## Data extract:

====

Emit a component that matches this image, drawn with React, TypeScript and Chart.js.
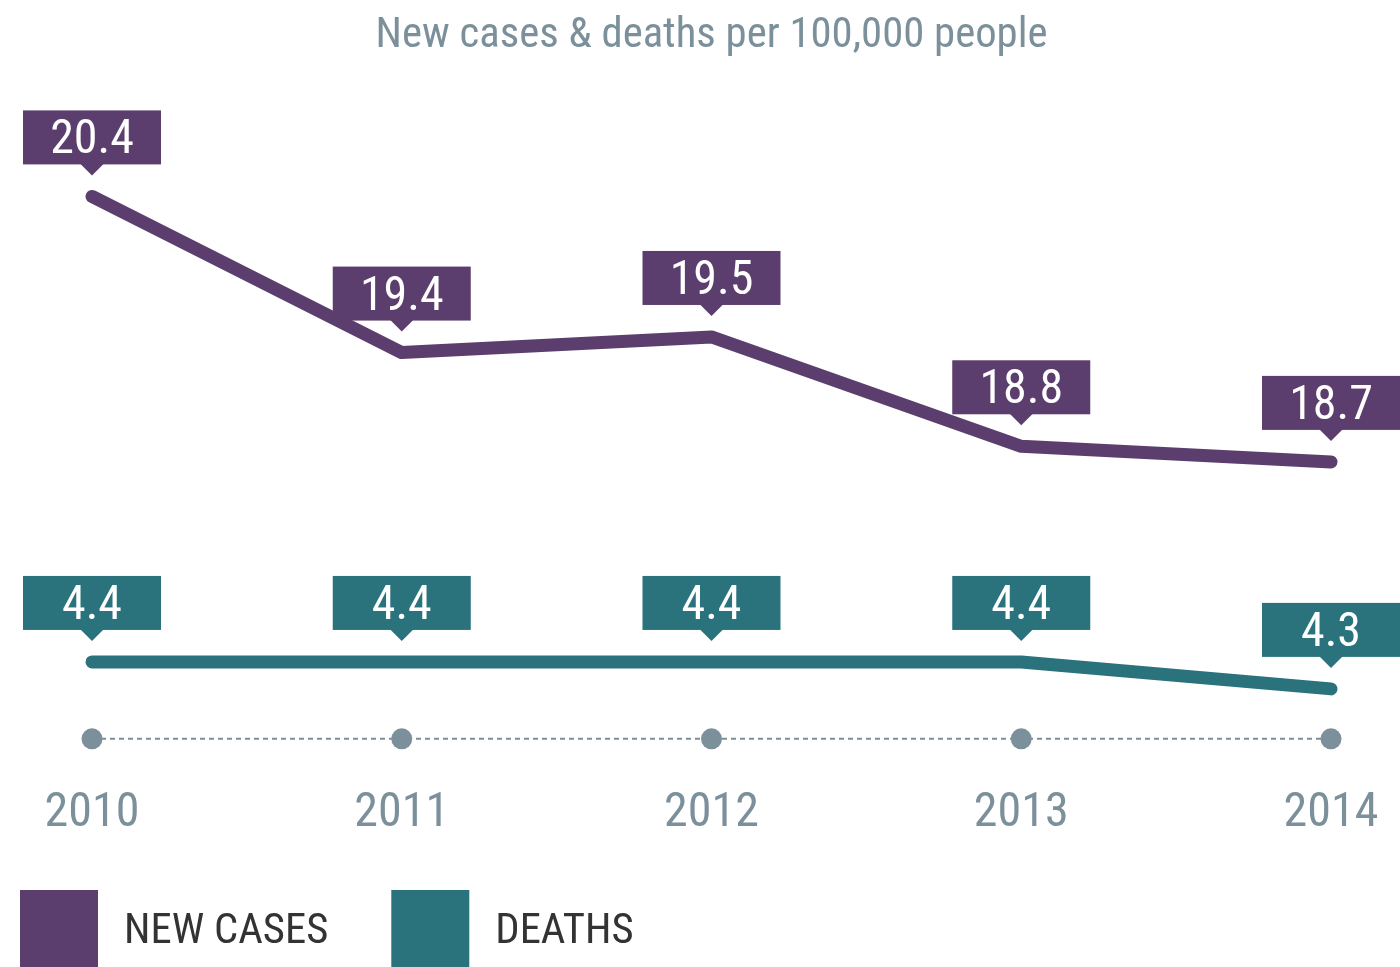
import React, { useEffect, useRef } from "react";
import { Chart, registerables } from "chart.js";

Chart.register(...registerables);

const years = ["2010", "2011", "2012", "2013", "2014"];
const newCases = [20.4, 19.4, 19.5, 18.8, 18.7];
const deaths = [4.4, 4.4, 4.4, 4.4, 4.3];
const seriesLabels = ["NEW CASES", "DEATHS"];
const title = "New cases & deaths per 100,000 people";

const PURPLE = "#5b3e6e";
const TEAL = "#2a727c";
const GRAY = "#7b909b";
const FONT = "'Roboto Condensed', Roboto, sans-serif";

const calloutPlugin = {
  id: "callouts",
  afterDatasetsDraw(chart: any) {
    const ctx = chart.ctx;
    chart.data.datasets.forEach((ds: any, di: number) => {
      const meta = chart.getDatasetMeta(di);
      meta.data.forEach((pt: any, i: number) => {
        const x = pt.x;
        const y = pt.y;
        const w = 138;
        const h = 54;
        const bottom = y - 32;
        const top = bottom - h;
        ctx.save();
        ctx.fillStyle = ds.borderColor;
        ctx.fillRect(x - w / 2, top, w, h);
        ctx.beginPath();
        ctx.moveTo(x - 12, bottom - 1);
        ctx.lineTo(x + 12, bottom - 1);
        ctx.lineTo(x, bottom + 11);
        ctx.closePath();
        ctx.fill();
        ctx.fillStyle = "#ffffff";
        ctx.font = `48px ${FONT}`;
        ctx.textAlign = "center";
        ctx.textBaseline = "alphabetic";
        ctx.fillText(Number(ds.data[i]).toFixed(1), x, bottom - 11);
        ctx.restore();
      });
    });
  },
};

const axisDotsPlugin = {
  id: "axisDots",
  afterDraw(chart: any) {
    const ctx = chart.ctx;
    const xs = chart.scales.x;
    const yPos = chart.chartArea.bottom;
    const x0 = xs.getPixelForValue(0);
    const x1 = xs.getPixelForValue(years.length - 1);
    ctx.save();
    ctx.strokeStyle = GRAY;
    ctx.lineWidth = 2;
    ctx.setLineDash([5, 4]);
    ctx.beginPath();
    ctx.moveTo(x0, yPos);
    ctx.lineTo(x1, yPos);
    ctx.stroke();
    ctx.setLineDash([]);
    ctx.fillStyle = GRAY;
    years.forEach((_, i) => {
      ctx.beginPath();
      ctx.arc(xs.getPixelForValue(i), yPos, 10.5, 0, Math.PI * 2);
      ctx.fill();
    });
    ctx.restore();
  },
};

const legendPlugin = {
  id: "customLegend",
  afterDraw(chart: any) {
    const ctx = chart.ctx;
    ctx.save();
    ctx.font = `42.7px ${FONT}`;
    ctx.textBaseline = "alphabetic";
    ctx.textAlign = "left";
    let x = 20;
    chart.data.datasets.forEach((ds: any) => {
      ctx.fillStyle = ds.borderColor;
      ctx.fillRect(x, 890, 78, 77);
      const tx = x + 78 + 26;
      ctx.fillStyle = "#333333";
      ctx.fillText(ds.label, tx, 943);
      x = tx + ctx.measureText(ds.label).width + 63;
    });
    ctx.restore();
  },
};

export default function App() {
  const ref = useRef<HTMLCanvasElement>(null);
  useEffect(() => {
    const chart = new Chart(ref.current!, {
      type: "line",
      data: {
        labels: years,
        datasets: [
          {
            label: seriesLabels[0],
            data: newCases,
            borderColor: PURPLE,
            backgroundColor: PURPLE,
            borderWidth: 13,
            borderCapStyle: "round",
            borderJoinStyle: "round",
            pointRadius: 0,
            tension: 0,
            yAxisID: "y",
            clip: false,
          },
          {
            label: seriesLabels[1],
            data: deaths,
            borderColor: TEAL,
            backgroundColor: TEAL,
            borderWidth: 13,
            borderCapStyle: "round",
            borderJoinStyle: "round",
            pointRadius: 0,
            tension: 0,
            yAxisID: "y2",
            clip: false,
          },
        ],
      },
      options: {
        animation: false,
        responsive: false,
        devicePixelRatio: 1,
        layout: { padding: { left: 92, right: 69, top: 0, bottom: 78.6 } },
        plugins: {
          legend: { display: false },
          tooltip: { enabled: false },
          title: {
            display: true,
            text: title,
            color: GRAY,
            font: { family: FONT, size: 42.7, weight: "normal", lineHeight: 1.2 },
            padding: { top: 11, bottom: 37.8 },
          },
        },
        scales: {
          x: {
            type: "category",
            offset: false,
            grid: { display: false, drawTicks: false },
            border: { display: false },
            ticks: {
              color: GRAY,
              padding: 46,
              font: { family: FONT, size: 48, lineHeight: 1.2 },
              maxRotation: 0,
            },
            afterFit: (scale: any) => {
              scale.paddingLeft = 0;
              scale.paddingRight = 0;
            },
          },
          y: { display: false, min: 16.927, max: 21.017 },
          y2: { display: false, min: 4.1148, max: 6.485 },
        },
      },
      plugins: [calloutPlugin, axisDotsPlugin, legendPlugin],
    } as any);
    return () => chart.destroy();
  }, []);
  return (
    <div style={{ position: "absolute", left: 0, top: 0, width: 1400, height: 967 }}>
      <canvas ref={ref} width={1400} height={967} style={{ display: "block" }} />
    </div>
  );
}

====

## Required task:
Return nothing but the lines running from the start of the data to the line with "Chart.register(...registerables);", please, both ends included and no pictures.

## Expected answer:
Emit a component that matches this image, drawn with React, TypeScript and Chart.js.
import React, { useEffect, useRef } from "react";
import { Chart, registerables } from "chart.js";

Chart.register(...registerables);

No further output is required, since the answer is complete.